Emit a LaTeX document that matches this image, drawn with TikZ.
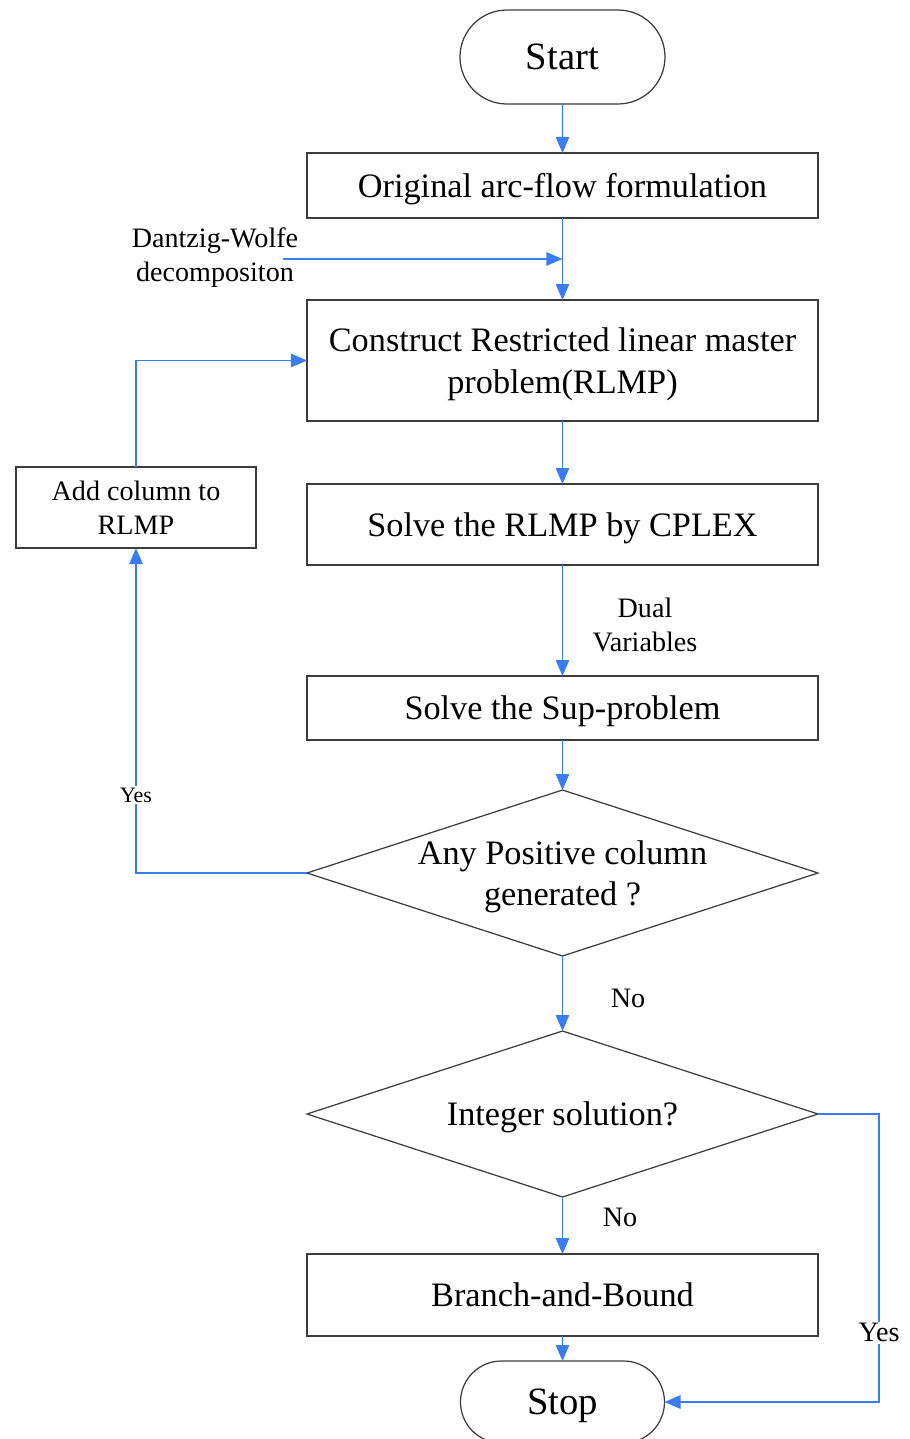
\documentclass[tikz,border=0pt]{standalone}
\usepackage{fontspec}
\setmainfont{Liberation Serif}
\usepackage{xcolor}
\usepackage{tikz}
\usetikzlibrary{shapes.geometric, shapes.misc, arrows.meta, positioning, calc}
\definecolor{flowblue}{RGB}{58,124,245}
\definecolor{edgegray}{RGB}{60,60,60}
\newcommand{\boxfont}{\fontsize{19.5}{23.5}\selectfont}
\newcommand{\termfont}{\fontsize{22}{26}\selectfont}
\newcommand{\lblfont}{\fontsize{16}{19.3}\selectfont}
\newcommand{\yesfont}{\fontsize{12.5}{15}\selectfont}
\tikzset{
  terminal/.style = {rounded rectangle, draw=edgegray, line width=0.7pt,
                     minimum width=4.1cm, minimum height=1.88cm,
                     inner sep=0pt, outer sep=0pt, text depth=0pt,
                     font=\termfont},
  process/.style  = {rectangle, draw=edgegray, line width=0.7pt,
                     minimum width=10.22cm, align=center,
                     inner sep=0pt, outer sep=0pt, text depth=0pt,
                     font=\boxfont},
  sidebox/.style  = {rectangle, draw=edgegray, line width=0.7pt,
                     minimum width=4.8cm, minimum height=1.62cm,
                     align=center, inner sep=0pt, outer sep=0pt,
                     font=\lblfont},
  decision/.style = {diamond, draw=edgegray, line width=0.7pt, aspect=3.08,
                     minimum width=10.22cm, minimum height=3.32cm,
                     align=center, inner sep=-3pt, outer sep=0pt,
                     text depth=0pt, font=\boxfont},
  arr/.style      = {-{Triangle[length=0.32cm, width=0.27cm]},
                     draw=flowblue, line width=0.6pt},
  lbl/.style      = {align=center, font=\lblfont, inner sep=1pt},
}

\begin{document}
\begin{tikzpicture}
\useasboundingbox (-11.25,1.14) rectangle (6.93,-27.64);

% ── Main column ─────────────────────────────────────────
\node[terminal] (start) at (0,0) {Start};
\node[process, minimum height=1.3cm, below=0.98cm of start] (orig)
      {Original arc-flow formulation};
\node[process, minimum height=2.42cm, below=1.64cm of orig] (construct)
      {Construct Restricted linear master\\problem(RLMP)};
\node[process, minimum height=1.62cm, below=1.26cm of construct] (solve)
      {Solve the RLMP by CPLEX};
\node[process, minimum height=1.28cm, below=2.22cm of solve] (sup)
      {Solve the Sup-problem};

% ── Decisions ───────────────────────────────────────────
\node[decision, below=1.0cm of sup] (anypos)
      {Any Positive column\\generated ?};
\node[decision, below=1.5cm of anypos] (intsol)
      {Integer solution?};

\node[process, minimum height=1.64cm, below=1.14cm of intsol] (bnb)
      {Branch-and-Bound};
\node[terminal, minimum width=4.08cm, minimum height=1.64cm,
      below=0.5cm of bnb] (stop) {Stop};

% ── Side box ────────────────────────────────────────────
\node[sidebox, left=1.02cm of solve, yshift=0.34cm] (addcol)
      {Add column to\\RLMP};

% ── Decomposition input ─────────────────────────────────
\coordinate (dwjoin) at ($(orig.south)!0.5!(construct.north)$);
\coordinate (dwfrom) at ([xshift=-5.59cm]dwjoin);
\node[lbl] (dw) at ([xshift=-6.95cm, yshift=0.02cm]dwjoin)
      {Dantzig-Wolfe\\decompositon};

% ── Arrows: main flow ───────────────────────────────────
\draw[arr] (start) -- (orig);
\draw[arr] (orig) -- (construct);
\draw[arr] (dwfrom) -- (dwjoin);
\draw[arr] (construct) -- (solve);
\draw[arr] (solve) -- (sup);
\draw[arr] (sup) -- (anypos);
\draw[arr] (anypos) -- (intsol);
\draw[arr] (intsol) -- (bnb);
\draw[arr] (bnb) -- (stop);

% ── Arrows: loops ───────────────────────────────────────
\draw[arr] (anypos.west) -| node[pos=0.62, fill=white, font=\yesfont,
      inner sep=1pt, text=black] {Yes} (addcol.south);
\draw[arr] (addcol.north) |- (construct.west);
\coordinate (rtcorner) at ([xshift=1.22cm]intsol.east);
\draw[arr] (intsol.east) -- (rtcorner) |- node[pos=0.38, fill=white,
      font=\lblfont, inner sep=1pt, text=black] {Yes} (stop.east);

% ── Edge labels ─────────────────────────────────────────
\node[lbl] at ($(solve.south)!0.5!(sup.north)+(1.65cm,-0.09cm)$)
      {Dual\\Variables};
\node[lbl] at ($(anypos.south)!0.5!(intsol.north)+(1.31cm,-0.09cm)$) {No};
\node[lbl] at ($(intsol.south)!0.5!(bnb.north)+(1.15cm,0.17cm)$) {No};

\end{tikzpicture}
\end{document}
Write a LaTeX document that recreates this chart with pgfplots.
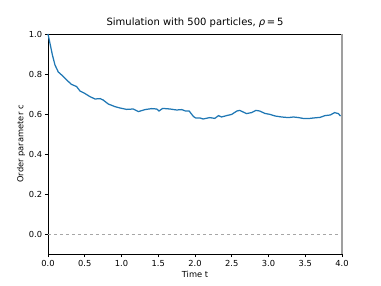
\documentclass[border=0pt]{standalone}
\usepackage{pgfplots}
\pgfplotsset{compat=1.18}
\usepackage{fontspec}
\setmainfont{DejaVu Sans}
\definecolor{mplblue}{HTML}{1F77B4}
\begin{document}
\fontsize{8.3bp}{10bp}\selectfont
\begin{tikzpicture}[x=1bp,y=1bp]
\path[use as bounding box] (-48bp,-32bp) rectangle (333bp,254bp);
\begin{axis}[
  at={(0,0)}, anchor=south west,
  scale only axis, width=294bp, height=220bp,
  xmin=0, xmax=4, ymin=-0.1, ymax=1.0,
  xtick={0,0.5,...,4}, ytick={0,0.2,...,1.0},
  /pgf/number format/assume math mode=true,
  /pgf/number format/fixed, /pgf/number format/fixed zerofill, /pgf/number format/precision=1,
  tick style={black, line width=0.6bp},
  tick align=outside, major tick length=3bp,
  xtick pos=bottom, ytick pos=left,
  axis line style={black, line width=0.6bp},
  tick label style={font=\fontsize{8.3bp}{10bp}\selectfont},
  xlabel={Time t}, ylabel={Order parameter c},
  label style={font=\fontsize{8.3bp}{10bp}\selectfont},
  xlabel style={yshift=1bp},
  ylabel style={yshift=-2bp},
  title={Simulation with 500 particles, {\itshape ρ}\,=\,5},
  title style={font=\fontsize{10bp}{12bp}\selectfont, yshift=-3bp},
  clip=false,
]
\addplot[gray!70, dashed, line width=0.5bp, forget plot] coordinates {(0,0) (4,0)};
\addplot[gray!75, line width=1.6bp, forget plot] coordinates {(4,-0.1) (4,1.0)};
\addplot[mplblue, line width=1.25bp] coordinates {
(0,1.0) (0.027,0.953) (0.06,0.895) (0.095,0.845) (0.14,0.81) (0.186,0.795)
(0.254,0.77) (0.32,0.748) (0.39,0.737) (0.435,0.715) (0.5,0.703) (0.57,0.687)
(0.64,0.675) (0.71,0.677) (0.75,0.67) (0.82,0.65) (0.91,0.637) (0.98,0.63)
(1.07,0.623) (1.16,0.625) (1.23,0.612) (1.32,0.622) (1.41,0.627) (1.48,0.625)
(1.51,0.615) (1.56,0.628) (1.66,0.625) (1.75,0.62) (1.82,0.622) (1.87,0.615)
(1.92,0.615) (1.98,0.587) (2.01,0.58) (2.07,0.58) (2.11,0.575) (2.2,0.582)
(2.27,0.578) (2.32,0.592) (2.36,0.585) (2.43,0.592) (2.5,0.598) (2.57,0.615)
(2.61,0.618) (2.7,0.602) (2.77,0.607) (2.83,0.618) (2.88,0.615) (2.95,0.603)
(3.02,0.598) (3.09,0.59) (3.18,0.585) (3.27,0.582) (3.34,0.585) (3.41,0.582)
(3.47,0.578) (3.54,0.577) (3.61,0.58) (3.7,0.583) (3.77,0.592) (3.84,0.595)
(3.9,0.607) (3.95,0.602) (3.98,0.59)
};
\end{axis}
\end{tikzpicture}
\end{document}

**Instructions for the task**: Without including any pictures, please restate all the records exactly.

**The result**:
Emit a LaTeX document that matches this image, drawn with TikZ.
\documentclass[tikz,border=0pt]{standalone}
\usepackage{fontspec}
\setmainfont{Liberation Serif}
\usepackage{xcolor}
\usepackage{tikz}
\usetikzlibrary{shapes.geometric, shapes.misc, arrows.meta, positioning, calc}
\definecolor{flowblue}{RGB}{58,124,245}
\definecolor{edgegray}{RGB}{60,60,60}
\newcommand{\boxfont}{\fontsize{19.5}{23.5}\selectfont}
\newcommand{\termfont}{\fontsize{22}{26}\selectfont}
\newcommand{\lblfont}{\fontsize{16}{19.3}\selectfont}
\newcommand{\yesfont}{\fontsize{12.5}{15}\selectfont}
\tikzset{
  terminal/.style = {rounded rectangle, draw=edgegray, line width=0.7pt,
                     minimum width=4.1cm, minimum height=1.88cm,
                     inner sep=0pt, outer sep=0pt, text depth=0pt,
                     font=\termfont},
  process/.style  = {rectangle, draw=edgegray, line width=0.7pt,
                     minimum width=10.22cm, align=center,
                     inner sep=0pt, outer sep=0pt, text depth=0pt,
                     font=\boxfont},
  sidebox/.style  = {rectangle, draw=edgegray, line width=0.7pt,
                     minimum width=4.8cm, minimum height=1.62cm,
                     align=center, inner sep=0pt, outer sep=0pt,
                     font=\lblfont},
  decision/.style = {diamond, draw=edgegray, line width=0.7pt, aspect=3.08,
                     minimum width=10.22cm, minimum height=3.32cm,
                     align=center, inner sep=-3pt, outer sep=0pt,
                     text depth=0pt, font=\boxfont},
  arr/.style      = {-{Triangle[length=0.32cm, width=0.27cm]},
                     draw=flowblue, line width=0.6pt},
  lbl/.style      = {align=center, font=\lblfont, inner sep=1pt},
}

\begin{document}
\begin{tikzpicture}
\useasboundingbox (-11.25,1.14) rectangle (6.93,-27.64);

% ── Main column ─────────────────────────────────────────
\node[terminal] (start) at (0,0) {Start};
\node[process, minimum height=1.3cm, below=0.98cm of start] (orig)
      {Original arc-flow formulation};
\node[process, minimum height=2.42cm, below=1.64cm of orig] (construct)
      {Construct Restricted linear master\\problem(RLMP)};
\node[process, minimum height=1.62cm, below=1.26cm of construct] (solve)
      {Solve the RLMP by CPLEX};
\node[process, minimum height=1.28cm, below=2.22cm of solve] (sup)
      {Solve the Sup-problem};

% ── Decisions ───────────────────────────────────────────
\node[decision, below=1.0cm of sup] (anypos)
      {Any Positive column\\generated ?};
\node[decision, below=1.5cm of anypos] (intsol)
      {Integer solution?};

\node[process, minimum height=1.64cm, below=1.14cm of intsol] (bnb)
      {Branch-and-Bound};
\node[terminal, minimum width=4.08cm, minimum height=1.64cm,
      below=0.5cm of bnb] (stop) {Stop};

% ── Side box ────────────────────────────────────────────
\node[sidebox, left=1.02cm of solve, yshift=0.34cm] (addcol)
      {Add column to\\RLMP};

% ── Decomposition input ─────────────────────────────────
\coordinate (dwjoin) at ($(orig.south)!0.5!(construct.north)$);
\coordinate (dwfrom) at ([xshift=-5.59cm]dwjoin);
\node[lbl] (dw) at ([xshift=-6.95cm, yshift=0.02cm]dwjoin)
      {Dantzig-Wolfe\\decompositon};

% ── Arrows: main flow ───────────────────────────────────
\draw[arr] (start) -- (orig);
\draw[arr] (orig) -- (construct);
\draw[arr] (dwfrom) -- (dwjoin);
\draw[arr] (construct) -- (solve);
\draw[arr] (solve) -- (sup);
\draw[arr] (sup) -- (anypos);
\draw[arr] (anypos) -- (intsol);
\draw[arr] (intsol) -- (bnb);
\draw[arr] (bnb) -- (stop);

% ── Arrows: loops ───────────────────────────────────────
\draw[arr] (anypos.west) -| node[pos=0.62, fill=white, font=\yesfont,
      inner sep=1pt, text=black] {Yes} (addcol.south);
\draw[arr] (addcol.north) |- (construct.west);
\coordinate (rtcorner) at ([xshift=1.22cm]intsol.east);
\draw[arr] (intsol.east) -- (rtcorner) |- node[pos=0.38, fill=white,
      font=\lblfont, inner sep=1pt, text=black] {Yes} (stop.east);

% ── Edge labels ─────────────────────────────────────────
\node[lbl] at ($(solve.south)!0.5!(sup.north)+(1.65cm,-0.09cm)$)
      {Dual\\Variables};
\node[lbl] at ($(anypos.south)!0.5!(intsol.north)+(1.31cm,-0.09cm)$) {No};
\node[lbl] at ($(intsol.south)!0.5!(bnb.north)+(1.15cm,0.17cm)$) {No};

\end{tikzpicture}
\end{document}
Write a LaTeX document that recreates this chart with pgfplots.
\documentclass[border=0pt]{standalone}
\usepackage{pgfplots}
\pgfplotsset{compat=1.18}
\usepackage{fontspec}
\setmainfont{DejaVu Sans}
\definecolor{mplblue}{HTML}{1F77B4}
\begin{document}
\fontsize{8.3bp}{10bp}\selectfont
\begin{tikzpicture}[x=1bp,y=1bp]
\path[use as bounding box] (-48bp,-32bp) rectangle (333bp,254bp);
\begin{axis}[
  at={(0,0)}, anchor=south west,
  scale only axis, width=294bp, height=220bp,
  xmin=0, xmax=4, ymin=-0.1, ymax=1.0,
  xtick={0,0.5,...,4}, ytick={0,0.2,...,1.0},
  /pgf/number format/assume math mode=true,
  /pgf/number format/fixed, /pgf/number format/fixed zerofill, /pgf/number format/precision=1,
  tick style={black, line width=0.6bp},
  tick align=outside, major tick length=3bp,
  xtick pos=bottom, ytick pos=left,
  axis line style={black, line width=0.6bp},
  tick label style={font=\fontsize{8.3bp}{10bp}\selectfont},
  xlabel={Time t}, ylabel={Order parameter c},
  label style={font=\fontsize{8.3bp}{10bp}\selectfont},
  xlabel style={yshift=1bp},
  ylabel style={yshift=-2bp},
  title={Simulation with 500 particles, {\itshape ρ}\,=\,5},
  title style={font=\fontsize{10bp}{12bp}\selectfont, yshift=-3bp},
  clip=false,
]
\addplot[gray!70, dashed, line width=0.5bp, forget plot] coordinates {(0,0) (4,0)};
\addplot[gray!75, line width=1.6bp, forget plot] coordinates {(4,-0.1) (4,1.0)};
\addplot[mplblue, line width=1.25bp] coordinates {
(0,1.0) (0.027,0.953) (0.06,0.895) (0.095,0.845) (0.14,0.81) (0.186,0.795)
(0.254,0.77) (0.32,0.748) (0.39,0.737) (0.435,0.715) (0.5,0.703) (0.57,0.687)
(0.64,0.675) (0.71,0.677) (0.75,0.67) (0.82,0.65) (0.91,0.637) (0.98,0.63)
(1.07,0.623) (1.16,0.625) (1.23,0.612) (1.32,0.622) (1.41,0.627) (1.48,0.625)
(1.51,0.615) (1.56,0.628) (1.66,0.625) (1.75,0.62) (1.82,0.622) (1.87,0.615)
(1.92,0.615) (1.98,0.587) (2.01,0.58) (2.07,0.58) (2.11,0.575) (2.2,0.582)
(2.27,0.578) (2.32,0.592) (2.36,0.585) (2.43,0.592) (2.5,0.598) (2.57,0.615)
(2.61,0.618) (2.7,0.602) (2.77,0.607) (2.83,0.618) (2.88,0.615) (2.95,0.603)
(3.02,0.598) (3.09,0.59) (3.18,0.585) (3.27,0.582) (3.34,0.585) (3.41,0.582)
(3.47,0.578) (3.54,0.577) (3.61,0.58) (3.7,0.583) (3.77,0.592) (3.84,0.595)
(3.9,0.607) (3.95,0.602) (3.98,0.59)
};
\end{axis}
\end{tikzpicture}
\end{document}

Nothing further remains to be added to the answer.